Do this:
Work out how many lines in the entries contain the string "diagram", and give nothing but that number.

Records for this task:
>> BEGIN

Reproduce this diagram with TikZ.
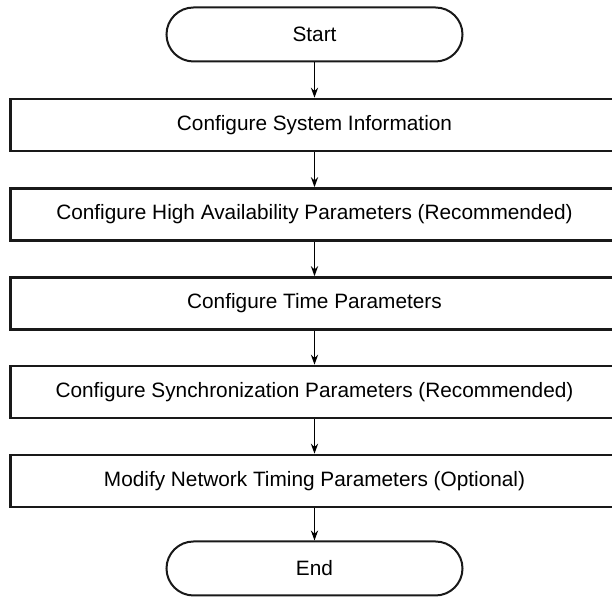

>> END
>> BEGIN

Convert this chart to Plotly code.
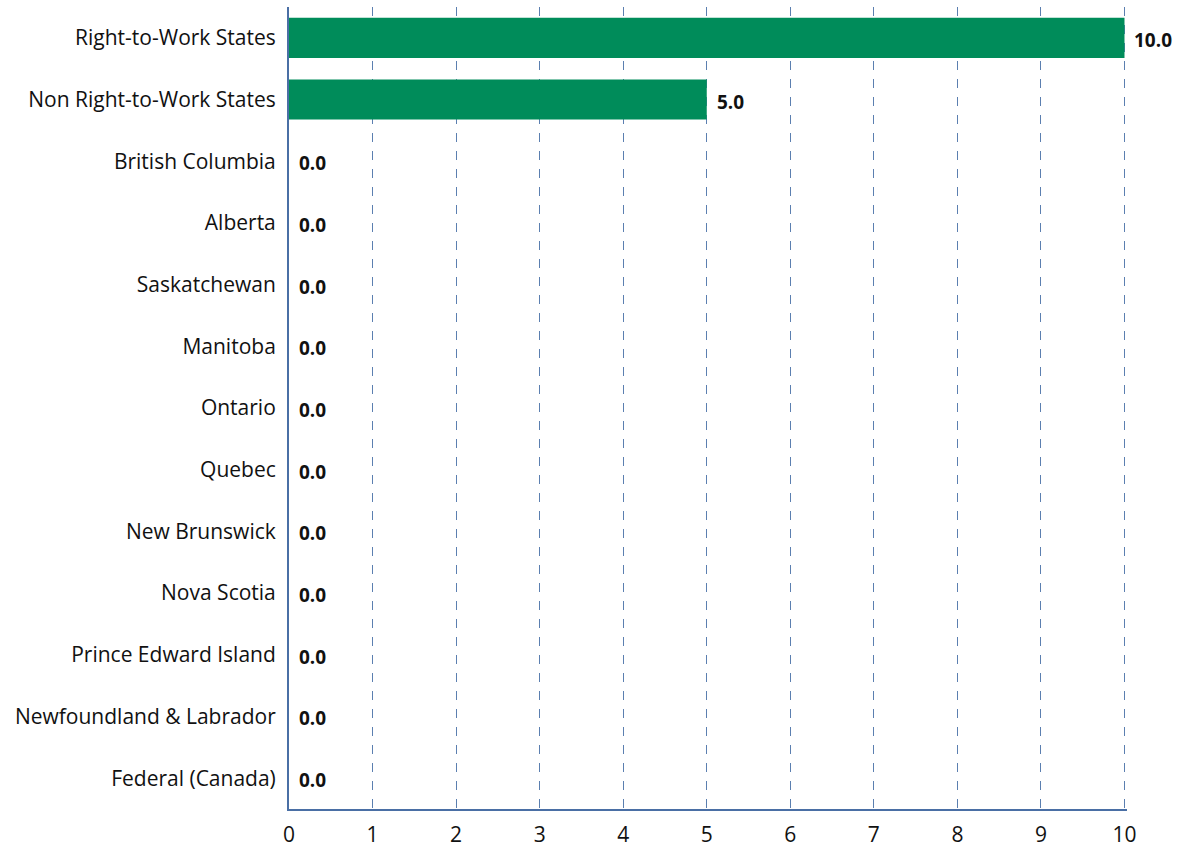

>> END
>> BEGIN

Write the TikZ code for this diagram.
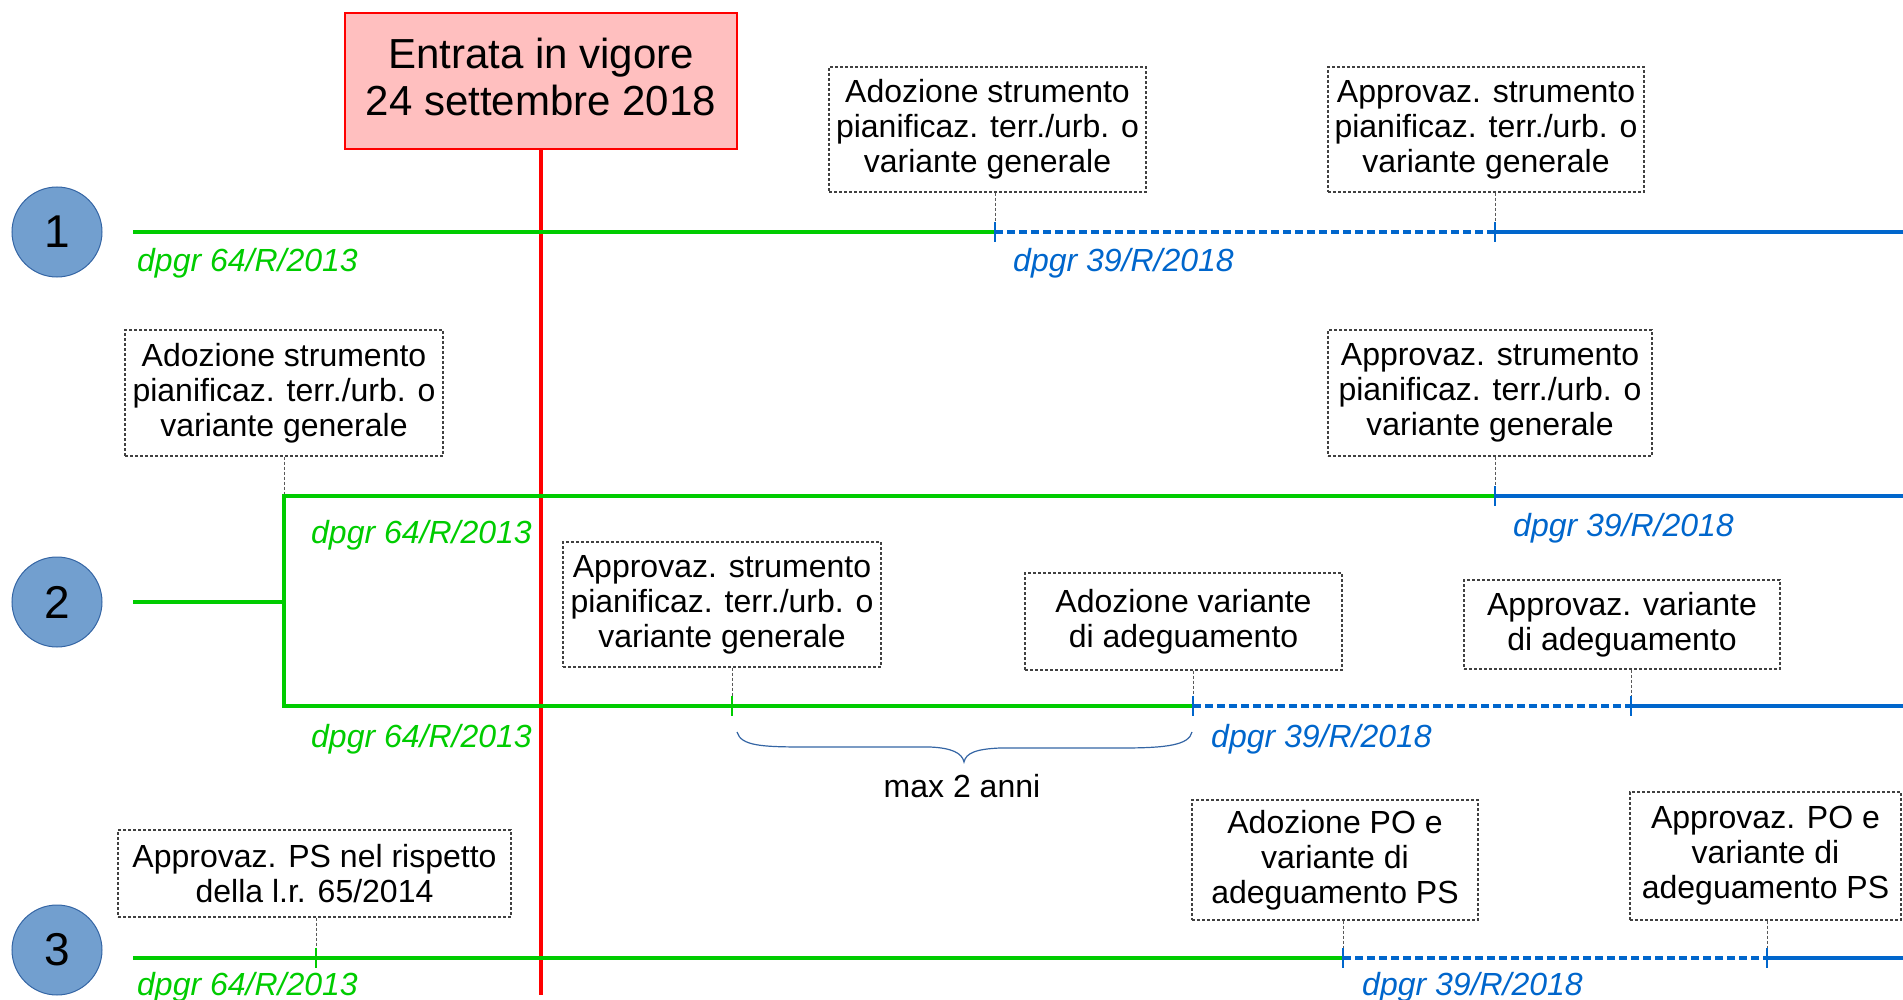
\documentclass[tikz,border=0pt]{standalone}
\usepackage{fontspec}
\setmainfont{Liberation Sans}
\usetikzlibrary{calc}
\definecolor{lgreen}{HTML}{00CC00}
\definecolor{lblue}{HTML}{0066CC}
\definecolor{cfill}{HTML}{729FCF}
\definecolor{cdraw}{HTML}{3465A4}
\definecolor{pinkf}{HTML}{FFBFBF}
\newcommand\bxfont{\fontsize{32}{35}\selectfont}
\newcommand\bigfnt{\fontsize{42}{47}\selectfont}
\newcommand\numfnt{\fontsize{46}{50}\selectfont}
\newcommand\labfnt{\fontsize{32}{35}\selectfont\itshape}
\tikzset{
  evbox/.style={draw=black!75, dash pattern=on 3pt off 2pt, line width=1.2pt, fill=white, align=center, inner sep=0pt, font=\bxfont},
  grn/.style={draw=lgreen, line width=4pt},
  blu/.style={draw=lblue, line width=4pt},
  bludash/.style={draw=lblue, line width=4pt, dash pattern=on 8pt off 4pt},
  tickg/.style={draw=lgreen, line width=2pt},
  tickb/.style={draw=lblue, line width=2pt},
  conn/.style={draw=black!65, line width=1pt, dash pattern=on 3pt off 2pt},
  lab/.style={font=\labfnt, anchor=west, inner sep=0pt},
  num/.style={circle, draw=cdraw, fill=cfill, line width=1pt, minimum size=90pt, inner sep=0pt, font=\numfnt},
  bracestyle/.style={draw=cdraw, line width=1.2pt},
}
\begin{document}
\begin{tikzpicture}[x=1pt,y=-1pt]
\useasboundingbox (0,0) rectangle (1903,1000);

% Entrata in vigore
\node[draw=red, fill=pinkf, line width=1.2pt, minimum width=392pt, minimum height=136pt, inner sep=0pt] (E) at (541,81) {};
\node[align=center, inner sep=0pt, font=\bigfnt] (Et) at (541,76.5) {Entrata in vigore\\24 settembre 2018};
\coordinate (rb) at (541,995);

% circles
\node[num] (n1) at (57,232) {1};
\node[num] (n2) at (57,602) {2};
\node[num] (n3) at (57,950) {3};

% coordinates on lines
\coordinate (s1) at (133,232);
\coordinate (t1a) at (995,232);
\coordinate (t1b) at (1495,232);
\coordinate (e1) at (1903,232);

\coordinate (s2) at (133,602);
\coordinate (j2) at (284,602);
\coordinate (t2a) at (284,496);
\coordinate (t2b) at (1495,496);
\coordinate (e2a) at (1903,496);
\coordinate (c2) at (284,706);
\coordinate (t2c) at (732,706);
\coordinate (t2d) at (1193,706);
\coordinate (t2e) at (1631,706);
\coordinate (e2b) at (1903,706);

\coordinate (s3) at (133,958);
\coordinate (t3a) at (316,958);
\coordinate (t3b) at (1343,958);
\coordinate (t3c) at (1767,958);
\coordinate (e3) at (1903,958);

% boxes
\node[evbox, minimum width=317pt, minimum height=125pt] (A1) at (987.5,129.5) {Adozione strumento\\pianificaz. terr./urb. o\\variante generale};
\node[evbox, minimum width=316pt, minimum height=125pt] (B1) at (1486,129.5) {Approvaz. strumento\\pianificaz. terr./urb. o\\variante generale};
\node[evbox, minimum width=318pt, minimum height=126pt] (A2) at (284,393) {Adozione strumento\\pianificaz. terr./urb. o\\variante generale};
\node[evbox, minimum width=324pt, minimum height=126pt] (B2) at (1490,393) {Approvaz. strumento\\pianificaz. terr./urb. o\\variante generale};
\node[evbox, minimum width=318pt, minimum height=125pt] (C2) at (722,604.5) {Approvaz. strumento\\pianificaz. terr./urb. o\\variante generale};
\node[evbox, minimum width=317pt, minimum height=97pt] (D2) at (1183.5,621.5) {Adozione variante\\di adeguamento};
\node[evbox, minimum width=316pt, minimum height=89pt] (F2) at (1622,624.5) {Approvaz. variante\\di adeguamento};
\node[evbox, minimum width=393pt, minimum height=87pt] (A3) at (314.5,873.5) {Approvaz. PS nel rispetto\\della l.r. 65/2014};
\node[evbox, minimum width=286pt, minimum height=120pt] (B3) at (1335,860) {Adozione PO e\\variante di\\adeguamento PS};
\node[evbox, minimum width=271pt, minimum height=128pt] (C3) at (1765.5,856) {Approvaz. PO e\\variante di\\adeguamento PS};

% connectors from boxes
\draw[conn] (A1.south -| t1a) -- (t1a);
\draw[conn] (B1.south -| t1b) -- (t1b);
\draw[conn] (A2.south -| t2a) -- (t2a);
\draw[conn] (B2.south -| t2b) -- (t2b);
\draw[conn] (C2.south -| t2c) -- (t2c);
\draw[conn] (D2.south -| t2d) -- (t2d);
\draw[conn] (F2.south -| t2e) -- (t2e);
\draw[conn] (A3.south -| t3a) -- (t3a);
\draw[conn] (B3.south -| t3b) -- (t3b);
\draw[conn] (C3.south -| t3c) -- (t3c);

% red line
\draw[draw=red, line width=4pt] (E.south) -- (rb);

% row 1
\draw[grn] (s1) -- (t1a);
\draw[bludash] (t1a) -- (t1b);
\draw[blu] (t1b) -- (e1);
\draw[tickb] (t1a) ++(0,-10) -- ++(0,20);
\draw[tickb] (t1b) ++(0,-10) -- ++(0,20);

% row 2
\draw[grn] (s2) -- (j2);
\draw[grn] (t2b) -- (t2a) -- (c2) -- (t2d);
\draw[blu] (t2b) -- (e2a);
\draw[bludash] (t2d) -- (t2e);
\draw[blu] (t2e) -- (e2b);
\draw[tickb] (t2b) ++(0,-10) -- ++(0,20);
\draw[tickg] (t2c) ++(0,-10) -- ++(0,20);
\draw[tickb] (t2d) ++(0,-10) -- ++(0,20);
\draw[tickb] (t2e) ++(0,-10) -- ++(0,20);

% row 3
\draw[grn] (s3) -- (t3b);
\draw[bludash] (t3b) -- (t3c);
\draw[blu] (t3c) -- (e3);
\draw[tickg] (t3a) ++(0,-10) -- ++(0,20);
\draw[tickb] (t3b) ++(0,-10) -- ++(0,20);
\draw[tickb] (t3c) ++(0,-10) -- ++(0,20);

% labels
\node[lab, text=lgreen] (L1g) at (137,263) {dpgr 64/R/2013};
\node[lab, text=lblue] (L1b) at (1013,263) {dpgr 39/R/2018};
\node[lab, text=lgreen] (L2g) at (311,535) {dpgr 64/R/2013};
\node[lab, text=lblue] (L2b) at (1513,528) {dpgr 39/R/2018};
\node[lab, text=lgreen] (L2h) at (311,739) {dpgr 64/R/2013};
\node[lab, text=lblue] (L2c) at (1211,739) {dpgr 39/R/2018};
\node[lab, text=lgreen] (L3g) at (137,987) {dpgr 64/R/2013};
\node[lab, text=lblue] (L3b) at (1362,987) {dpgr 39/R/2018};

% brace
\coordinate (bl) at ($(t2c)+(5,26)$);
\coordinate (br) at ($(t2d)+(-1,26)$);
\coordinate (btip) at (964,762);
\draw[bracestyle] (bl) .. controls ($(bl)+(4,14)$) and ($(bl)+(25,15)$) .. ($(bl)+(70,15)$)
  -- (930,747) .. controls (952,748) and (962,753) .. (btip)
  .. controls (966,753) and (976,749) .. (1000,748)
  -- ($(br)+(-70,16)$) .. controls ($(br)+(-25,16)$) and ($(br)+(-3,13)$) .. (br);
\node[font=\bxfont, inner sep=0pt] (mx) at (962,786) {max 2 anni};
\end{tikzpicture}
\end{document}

>> END

Result of the task:
2